Scrub Life & The Art of the Mental Exit

Hey everyone, Tina here. To all my fellow healthcare warriors, pull up a chair (if you can even find one that isn’t being used as a temporary charting station).

Last time, I talked about the universal struggle of wanting to clock out, but being a nurse adds a whole different layer to that “I just want to go home” feeling. In most jobs, when you’re “done” for the day, you close a laptop. In nursing, when you’re “done,” you have to make sure every human life in your care is stable, medicated, and tucked in, all while your own feet feel like they’ve been run over by a gurney.

The truth is, I don’t think about nothing at work… except getting off.

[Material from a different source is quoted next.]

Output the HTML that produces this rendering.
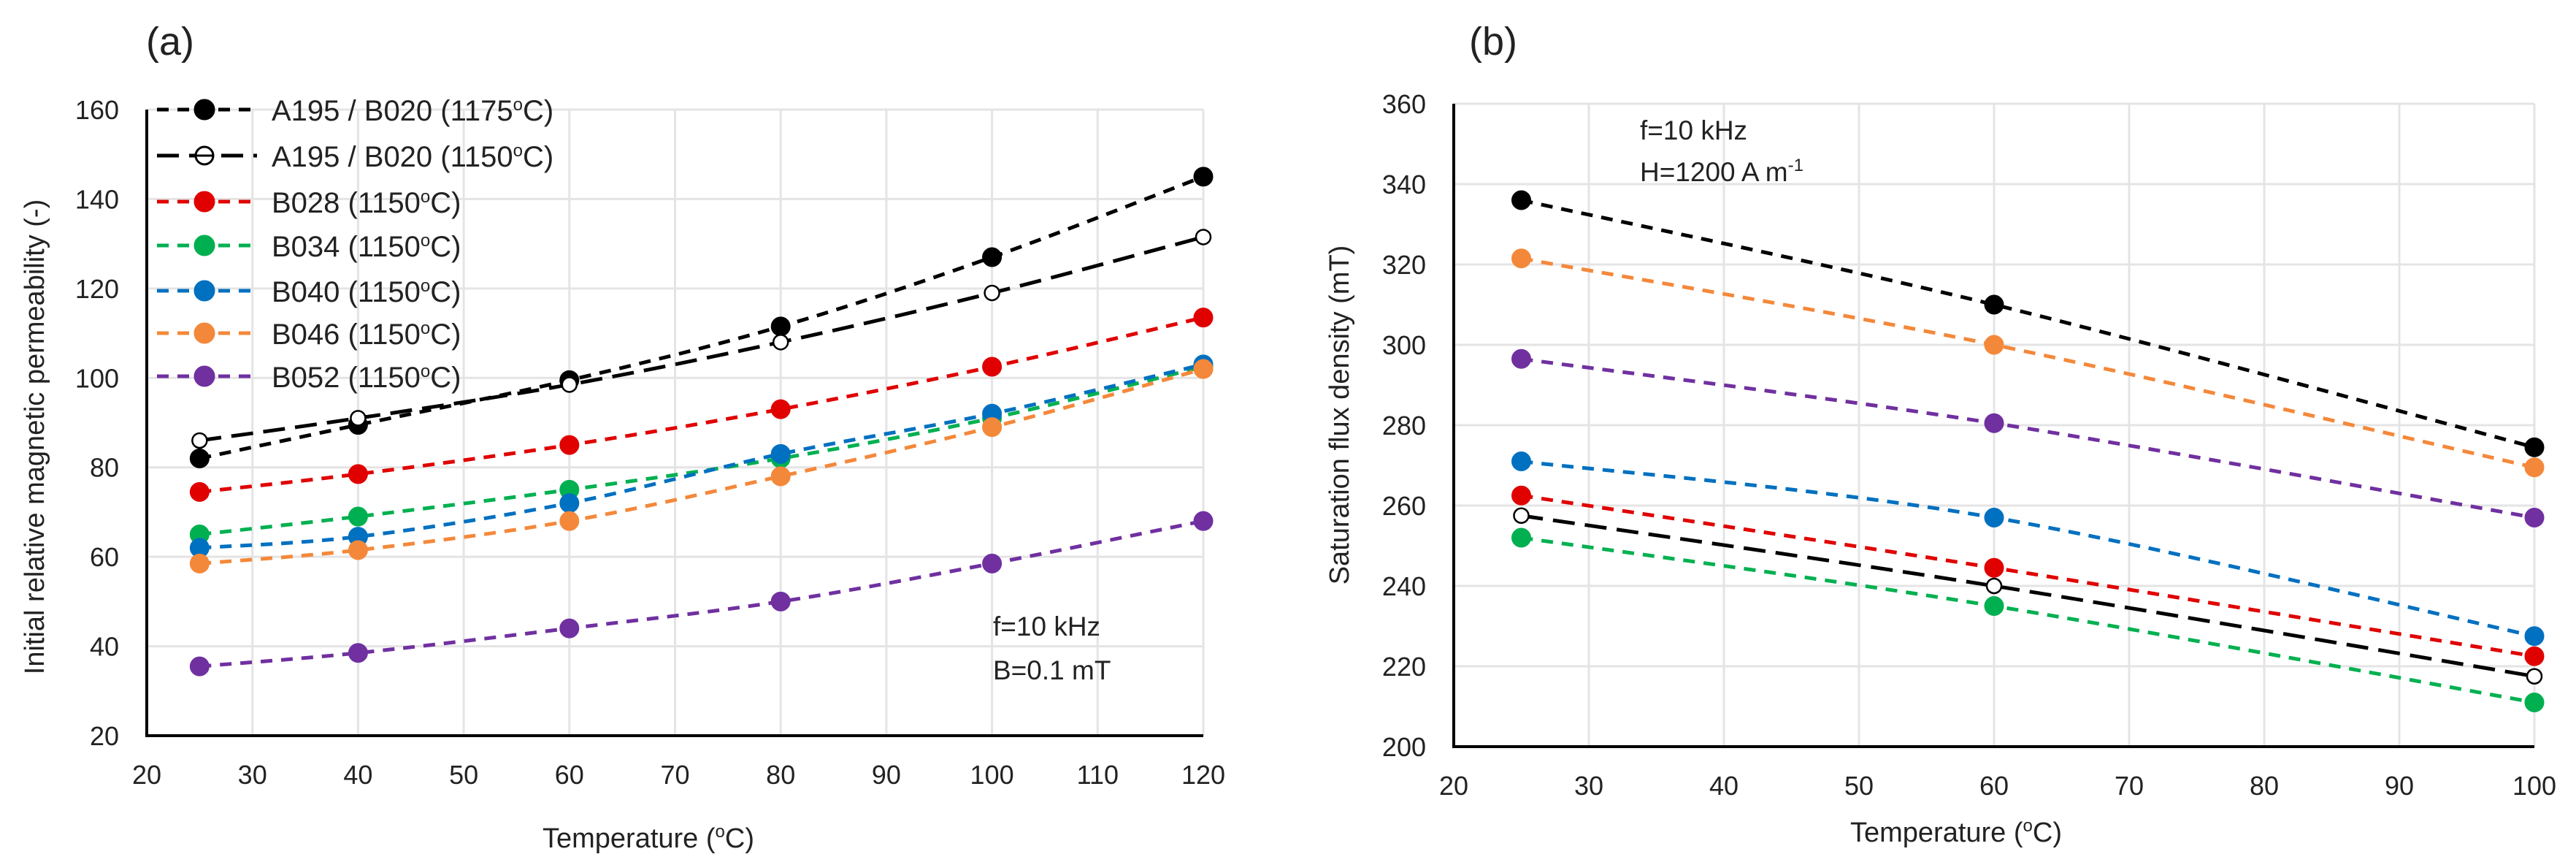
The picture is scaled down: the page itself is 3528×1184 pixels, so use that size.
<!DOCTYPE html>
<html><head><meta charset="utf-8"><style>
html,body{margin:0;padding:0;background:#fff;}
svg text{font-family:"Liberation Sans","DejaVu Sans",sans-serif;fill:#222;}
</style></head><body>
<svg id="fig" width="3528" height="1179" viewBox="0 0 3528 1179" xmlns="http://www.w3.org/2000/svg">
<g id="pa"></g>
<g id="pb"></g>
</svg>
<script>
// Panel (a) data
const xA = [25, 40, 60, 80, 100, 120];
const a_A195_1175 = [82, 89.5, 99.5, 111.5, 127, 145];
const a_A195_1150 = [86, 91, 98.5, 108, 119, 131.5];
const a_B028 = [74.5, 78.5, 85, 93, 102.5, 113.5];
const a_B034 = [65, 69, 75, 82, 91, 102.5];
const a_B040 = [62, 64.5, 72, 83, 92, 103];
const a_B046 = [58.5, 61.5, 68, 78, 89, 102];
const a_B052 = [35.5, 38.5, 44, 50, 58.5, 68];
const xTicksA = [20, 30, 40, 50, 60, 70, 80, 90, 100, 110, 120];
const yTicksA = [20, 40, 60, 80, 100, 120, 140, 160];
// Panel (b) data
const xB = [25, 60, 100];
const b_A195_1175 = [336, 310, 274.5];
const b_A195_1150 = [257.5, 240, 217.5];
const b_B028 = [262.5, 244.5, 222.5];
const b_B034 = [252, 235, 211];
const b_B040 = [271, 257, 227.5];
const b_B046 = [321.5, 300, 269.5];
const b_B052 = [296.5, 280.5, 257];
const xTicksB = [20, 30, 40, 50, 60, 70, 80, 90, 100];
const yTicksB = [200, 220, 240, 260, 280, 300, 320, 340, 360];
const legendLabels = ["A195 / B020  (1175", "A195 / B020  (1150", "B028 (1150", "B034 (1150", "B040 (1150", "B046 (1150", "B052 (1150"];

const NS = "http://www.w3.org/2000/svg";
const styles = [
 {c:"#000", d:"16 12", open:false, key:"a195-1175"},
 {c:"#000", d:"30 14", open:true, key:"a195-1150"},
 {c:"#e00000", d:"16 12", open:false, key:"b028"},
 {c:"#00b050", d:"16 12", open:false, key:"b034"},
 {c:"#0070c0", d:"16 12", open:false, key:"b040"},
 {c:"#f4883a", d:"16 12", open:false, key:"b046"},
 {c:"#7030a0", d:"16 12", open:false, key:"b052"}
];
function el(parent, tag, attrs){const e=document.createElementNS(NS,tag);for(const k in attrs)e.setAttribute(k,attrs[k]);parent.appendChild(e);return e;}
function smooth(pts){
 let d="M"+pts[0][0]+","+pts[0][1];
 for(let i=0;i<pts.length-1;i++){
  const p0=pts[Math.max(0,i-1)],p1=pts[i],p2=pts[i+1],p3=pts[Math.min(pts.length-1,i+2)];
  const t=0.5/3;
  const c1=[p1[0]+(p2[0]-p0[0])*t,p1[1]+(p2[1]-p0[1])*t];
  const c2=[p2[0]-(p3[0]-p1[0])*t,p2[1]-(p3[1]-p1[1])*t];
  d+=" C"+c1[0]+","+c1[1]+" "+c2[0]+","+c2[1]+" "+p2[0]+","+p2[1];
 }
 return d;
}
function panel(g, cfg){
 const X=v=>cfg.x0+(v-cfg.xmin)/(cfg.xmax-cfg.xmin)*(cfg.x1-cfg.x0);
 const Y=v=>cfg.y0-(v-cfg.ymin)/(cfg.ymax-cfg.ymin)*(cfg.y0-cfg.y1);
 cfg.xt.forEach(v=>{
  const l=el(g,"line",{x1:X(v),x2:X(v),y1:cfg.y1,y2:cfg.y0,stroke:"#e4e4e4","stroke-width":3});
  
  
  const t=el(g,"text",{x:X(v),y:cfg.y0+66,"text-anchor":"middle","font-size":36});
  t.textContent=v;
  
  
 });
 cfg.yt.forEach(v=>{
  const l=el(g,"line",{x1:cfg.x0,x2:cfg.x1,y1:Y(v),y2:Y(v),stroke:"#e4e4e4","stroke-width":3});
  
  
  const t=el(g,"text",{x:cfg.x0-38,y:Y(v)+13,"text-anchor":"end","font-size":36});
  t.textContent=v;
  
  
 });
 const ax=el(g,"path",{d:`M${cfg.x0},${cfg.y1} L${cfg.x0},${cfg.y0} L${cfg.x1},${cfg.y0}`,fill:"none",stroke:"#000","stroke-width":4});
 
 
 cfg.series.forEach((ys,i)=>{
  const s=styles[i];
  const pts=cfg.xs.map((x,j)=>[X(x),Y(ys[j])]);
  const p=el(g,"path",{d:smooth(pts),fill:"none",stroke:s.c,"stroke-width":5,"stroke-dasharray":s.d});
  
  
  pts.forEach(pt=>{
   const m=el(g,"circle",{cx:pt[0],cy:pt[1],r:s.open?10:13,fill:s.open?"#fff":s.c,stroke:s.c,"stroke-width":s.open?2.5:1});
   
   
  });
 });
 const xt=el(g,"text",{x:cfg.xtx,y:cfg.xty,"text-anchor":"middle","font-size":38});
 xt.innerHTML='Temperature (<tspan font-size="24" dy="-14">o</tspan><tspan dy="14">C)</tspan>';
 
 
 const yt=el(g,"text",{x:0,y:0,"text-anchor":"middle","font-size":38,transform:`translate(${cfg.ytx},${cfg.yty}) rotate(-90)`});
 yt.textContent=cfg.ytitle;
 
 
 const pl=el(g,"text",{x:cfg.plx,y:75,"font-size":54});
 pl.textContent=cfg.plabel;
 
 
}
const ga=document.getElementById("pa");
panel(ga,{x0:201,x1:1648,y0:1007,y1:150,xmin:20,xmax:120,ymin:20,ymax:160,xt:xTicksA,yt:yTicksA,xs:xA,
 series:[a_A195_1175,a_A195_1150,a_B028,a_B034,a_B040,a_B046,a_B052],
 xtx:888,xty:1160,ytx:60,yty:598,ytitle:"Initial relative magnetic permeability (-)",plx:200,plabel:"(a)"});
const gb=document.getElementById("pb");
panel(gb,{x0:1991,x1:3471,y0:1022,y1:142,xmin:20,xmax:100,ymin:200,ymax:360,xt:xTicksB,yt:yTicksB,xs:xB,
 series:[b_A195_1175,b_A195_1150,b_B028,b_B034,b_B040,b_B046,b_B052],
 xtx:2679,xty:1152,ytx:1847,yty:568,ytitle:"Saturation flux density (mT)",plx:2012,plabel:"(b)"});
// Legend in panel a
const lg=el(ga,"g",{});


const rowY=[150,213,276,336,398,456,515];
legendLabels.forEach((lab,i)=>{
 const s=styles[i];const y=rowY[i];
 const e=el(lg,"g",{});
 
 
 el(e,"line",{x1:215,x2:352,y1:y,y2:y,stroke:s.c,"stroke-width":5,"stroke-dasharray":s.d});
 el(e,"circle",{cx:280,cy:y,r:s.open?12:14,fill:s.open?"#fff":s.c,stroke:s.c,"stroke-width":s.open?3:1});
 if(s.open) el(e,"line",{x1:268,x2:292,y1:y,y2:y,stroke:"#000","stroke-width":3});
 const t=el(e,"text",{x:372,y:y+15,"font-size":40});
 t.innerHTML=lab+'<tspan font-size="24" dy="-14">o</tspan><tspan dy="14">C)</tspan>';
});
// Annotations
const an1=el(ga,"text",{x:1360,y:870,"font-size":37});an1.textContent="f=10 kHz";


const an2=el(ga,"text",{x:1360,y:930,"font-size":37});an2.textContent="B=0.1 mT";


const bn1=el(gb,"text",{x:2246,y:191,"font-size":37});bn1.textContent="f=10 kHz";


const bn2=el(gb,"text",{x:2246,y:248,"font-size":37});bn2.innerHTML='H=1200 A m<tspan font-size="24" dy="-14">-1</tspan>';


</script>
</body></html>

The Myth of the 12-Hour Shift

Let’s be real: A “12-hour shift” is a myth, like unicorns or a fully stocked supply room. By hour eight, my brain has officially checked out of the building. I’m standing there, hanging a bag of fluids, nodding professionally at a doctor, but internally? I am already in my shower. I’m feeling the hot water wash away the smell of hospital sanitizer and that one mystery liquid that splashed on my shoe at 10:00 AM.

I’ve reached a point where I can perform a perfect neuro check while simultaneously planning my grocery list, wondering if I left the stove on, and debating if it’s “too late” to order Mexican food at 7:45 PM.

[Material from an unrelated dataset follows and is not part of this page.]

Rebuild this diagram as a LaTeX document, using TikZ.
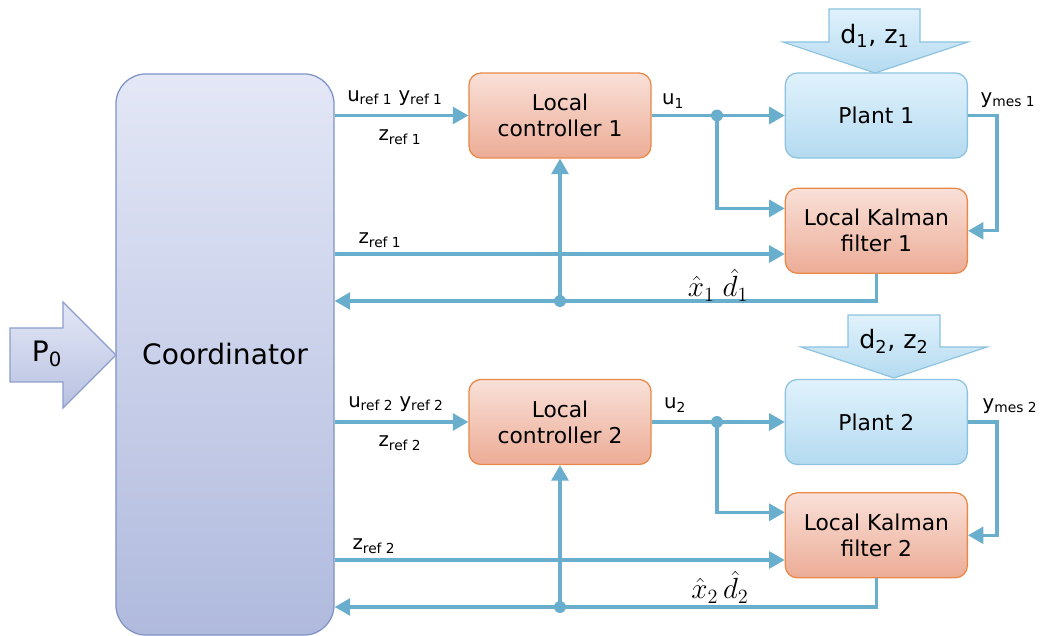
\documentclass[tikz,border=0pt]{standalone}
\usepackage[no-math]{fontspec}
\setmainfont{DejaVu Sans}
\usetikzlibrary{arrows.meta,positioning,calc}

\definecolor{linkblue}{RGB}{106,174,205}
\definecolor{ctrltop}{RGB}{249,224,216}
\definecolor{ctrlbot}{RGB}{236,172,150}
\definecolor{ctrlline}{RGB}{232,137,74}
\definecolor{planttop}{RGB}{224,242,252}
\definecolor{plantbot}{RGB}{180,218,240}
\definecolor{plantline}{RGB}{141,195,223}
\definecolor{coordtop}{RGB}{227,231,246}
\definecolor{coordbot}{RGB}{176,186,221}
\definecolor{coordline}{RGB}{127,147,198}

\begin{document}
\begin{tikzpicture}[x=0.025cm,y=-0.025cm,
        box/.style={rectangle,rounded corners=0.3cm,minimum width=4.55cm,minimum height=2.125cm,
                    align=center,line width=0.9pt,font=\fontsize{15.5}{18.5}\selectfont},
        ctrl/.style={box,draw=ctrlline,top color=ctrltop,bottom color=ctrlbot},
        plant/.style={box,draw=plantline,top color=planttop,bottom color=plantbot},
        coordbox/.style={rectangle,rounded corners=0.75cm,minimum width=5.45cm,minimum height=14.025cm,
                    draw=coordline,line width=0.9pt,top color=coordtop,bottom color=coordbot,
                    font=\fontsize{20}{24}\selectfont},
        bigarrow/.style={line width=0.8pt,line join=miter},
        link/.style={draw=linkblue,line width=2.2pt,-{Triangle[length=11pt,width=12pt]}},
        dot/.style={circle,fill=linkblue,inner sep=0pt,minimum size=8.5pt},
        lbl/.style={inner sep=0pt,font=\fontsize{14}{16}\selectfont},
        est/.style={inner sep=0pt,font=\fontsize{20.74}{24}\selectfont}]
   \useasboundingbox (0,0) rectangle (1042,636);

   % coordinator and input P0
   \node[coordbox] (coord) at (225,354.5) {Coordinator};
   \draw[bigarrow,draw=coordline!90,top color=coordtop,bottom color=coordbot!90]
      (10,328) -- (63,328) -- (63,302) -- (116,355) -- (63,408) -- (63,382) -- (10,382) -- cycle;
   \node[font=\fontsize{20}{24}\selectfont] (pin) at (47,354) {P\textsubscript{0}};

   % subsystem 1
   \node[ctrl] (ctrlA) at (560,115.5) {Local\\controller 1};
   \node[plant] (plantA) [right=3.325cm of ctrlA] {Plant 1};
   \node[ctrl] (kalA) [below=0.725cm of plantA] {Local Kalman\\filter 1};
   \draw[bigarrow,draw=plantline,top color=planttop,bottom color=plantbot]
      (829,9) -- (920,9) -- (920,42) -- (968,42) -- (875,73) -- (783,42) -- (829,42) -- cycle;
   \node[font=\fontsize{18}{22}\selectfont] (distA) at (875,36) {d\textsubscript{1}, z\textsubscript{1}};

   % subsystem 2
   \node[ctrl] (ctrlB) at (560,422) {Local\\controller 2};
   \node[plant] (plantB) [right=3.325cm of ctrlB] {Plant 2};
   \node[ctrl] (kalB) [below=0.675cm of plantB] {Local Kalman\\filter 2};
   \draw[bigarrow,draw=plantline,top color=planttop,bottom color=plantbot]
      (848,315) -- (940,315) -- (940,347) -- (987,347) -- (894,378) -- (801,347) -- (848,347) -- cycle;
   \node[font=\fontsize{18}{22}\selectfont] (distB) at (894,341) {d\textsubscript{2}, z\textsubscript{2}};

   % connectors 1
   \coordinate (jA) at (717,115.5);
   \coordinate (fA) at (560,301);
   \draw[link] (coord.east |- ctrlA) -- (ctrlA);
   \draw[link] (ctrlA) -- (plantA);
   \draw[link] (jA) |- ([yshift=0.56cm]kalA.west);
   \draw[link] (plantA.east) -- ++(29,0) |- (kalA.east);
   \draw[link] (coord.east |- 0,254) -- (kalA.west |- 0,254);
   \draw[link] (kalA.south) |- (coord.east |- fA);
   \draw[link] (fA) -- (ctrlA.south);
   \node[dot] at (jA) {};
   \node[dot] at (fA) {};

   % connectors 2
   \coordinate (jB) at (717,422);
   \coordinate (fB) at (560,607);
   \draw[link] (coord.east |- ctrlB) -- (ctrlB);
   \draw[link] (ctrlB) -- (plantB);
   \draw[link] (jB) |- ([yshift=0.575cm]kalB.west);
   \draw[link] (plantB.east) -- ++(29,0) |- (kalB.east);
   \draw[link] (coord.east |- 0,560) -- (kalB.west |- 0,560);
   \draw[link] (kalB.south) |- (coord.east |- fB);
   \draw[link] (fB) -- (ctrlB.south);
   \node[dot] at (jB) {};
   \node[dot] at (fB) {};

   % labels
   \node[lbl] (refA) at (395,98) {u\textsubscript{ref 1} y\textsubscript{ref 1}};
   \node[lbl] (zrefA) at (400,137) {z\textsubscript{ref 1}};
   \node[lbl] (zkalA) at (380,240) {z\textsubscript{ref 1}};
   \node[lbl] (uA) at (673,101) {u\textsubscript{1}};
   \node[lbl] (ymesA) at (1008,100) {y\textsubscript{mes 1}};
   \node[est] (estA) at (718,285) {$\hat{x}_1\;\hat{d}_1$};
   \node[lbl] (refB) at (396,404) {u\textsubscript{ref 2} y\textsubscript{ref 2}};
   \node[lbl] (zrefB) at (400,443) {z\textsubscript{ref 2}};
   \node[lbl] (zkalB) at (374,546) {z\textsubscript{ref 2}};
   \node[lbl] (uB) at (675,405) {u\textsubscript{2}};
   \node[lbl] (ymesB) at (1010,406) {y\textsubscript{mes 2}};
   \node[est] (estB) at (720,587) {$\hat{x}_2\,\hat{d}_2$};
\end{tikzpicture}
\end{document}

Mastering the “Nurse Face”

We all have the Nurse Face. It’s that calm, reassuring expression that says, “Everything is under control,” even when the call lights are blinking like a Christmas tree and the pharmacy is taking three years to send up a simple Tylenol.

What the Patient Sees vs. What the Brain Thinks:

  • Patient: “Nurse Tina, can I have an extra pillow?”
  • My Face: “Of course! Let me go find one for you.”
  • My Brain: If I find that pillow, and finish my charting, and nobody codes in the next twenty minutes… I might actually see my bed before midnight. I wonder if my bed misses me. I miss it. We had something special.

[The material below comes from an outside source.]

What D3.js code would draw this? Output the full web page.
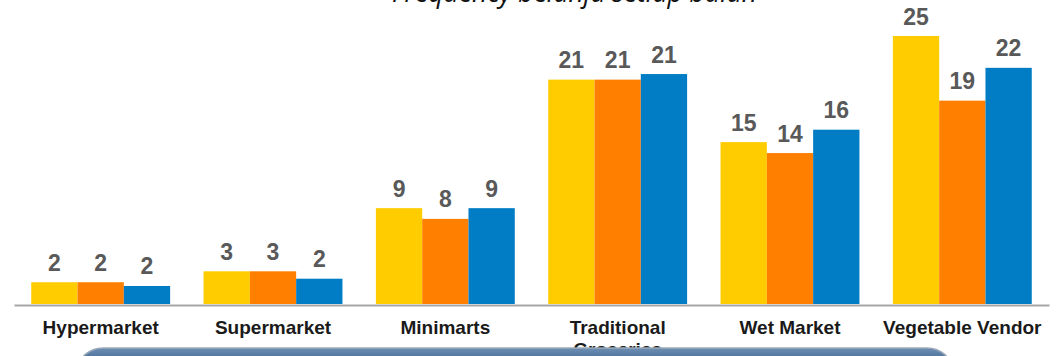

Finding Humor in the Chaos of Healthcare

You have to laugh, or you’ll cry into a bin of sterile gauze. There’s a specific kind of humor that only nurses get. It’s that look you exchange with your work bestie in the hallway—that “if one more person asks me for a ginger ale, I’m going to scream” look.

We spend our days caring for everyone else’s needs, bodies, and families. So by the time that final hour rolls around, that “pleading face” emoji isn’t just a mood—it’s my literal soul. I’m not just waiting for the clock to hit 7; I’m manifesting a world where I don’t have to use my “professional voice” for at least ten hours.


The Glory of the “Scrub Peel”

There is no feeling in the world quite like the “scrub peel.” You know the one. You get home, you kick off those compression socks (which feel like they’ve become part of your skin), and you finally—finally—stop being “Nurse Tina” and just become “Human Tina.”

If you’re reading this on your 15-minute “lunch” break that you’re finally taking at 4:00 PM: I see you. Hang in there. The handoff is coming. The pajamas are waiting. We’re almost to the finish line.